Order and Contingencies: Children's Play in Australian Child Care Centers
Hovedinnhold
By Tove Lise Inderberg
Supervisor: Professor Andrew Lattas
In this thesis I explore children’s play in two Australian child care centres. What is presented here is an analysis of children’s experiences and some of the diverse ways in which children constitute their own ideas and knowledge of the world.
I argue that the alternative versions of reality which feature in the imaginary worlds and narratives that the children playfully create provide a way of commenting and reflecting upon the everyday world. However, one must also treat seriously that children’s relations are created largely out of play. While play is a realm in everyday life in the child care centre in which children can have some authority over worlds of meaning, play is also part of pedagogy and part of subject formation.
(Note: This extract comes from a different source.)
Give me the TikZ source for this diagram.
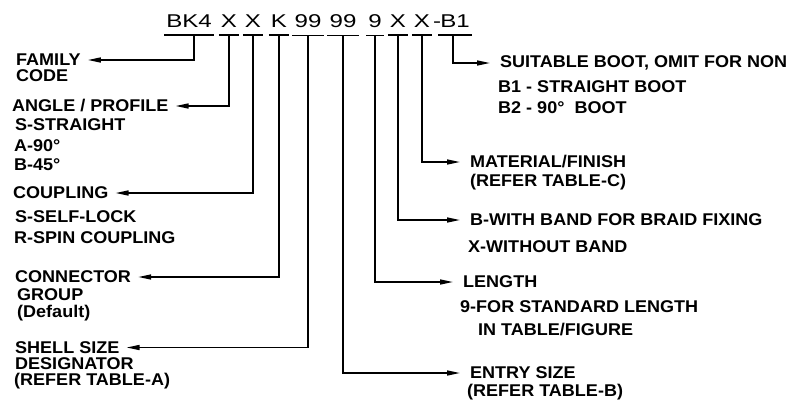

The child care centre is part of wider social structure, and children are introduced to the discipline that will organise their lives in schools and later in the workplace. The sharing of common rules and routines in the child care centre between the children creates a common world of meaning between them. Rules and routines are enforced by teachers, and while children to some extent do form a self-policing community they also find ways to bend and negotiate the rules even in highly organised pedagogic activities.
The ethnography shows how children find ways of subverting the adult-dominated, common sense world, but they also embrace the forms of stability and security it offers, and much of their own renegotiations with each other involve a reinvention of the boundaries of common sense in unexpected ways. Children’s imaginary worlds relate to the ‘real’ world not just by replicating, but through transforming and transgressing the real. I argue that the incorporation of aspects of everyday life and the real world in play often does not involve a total reinvention, but is, rather, a process of continual appropriation and re-contextualisation. This shows features of order and contingencies in children’s play: how their imaginary worlds are not completely random and haphazard, but have regularity in that they can be seen as related to the real world – though not in ways which are always obvious and simple.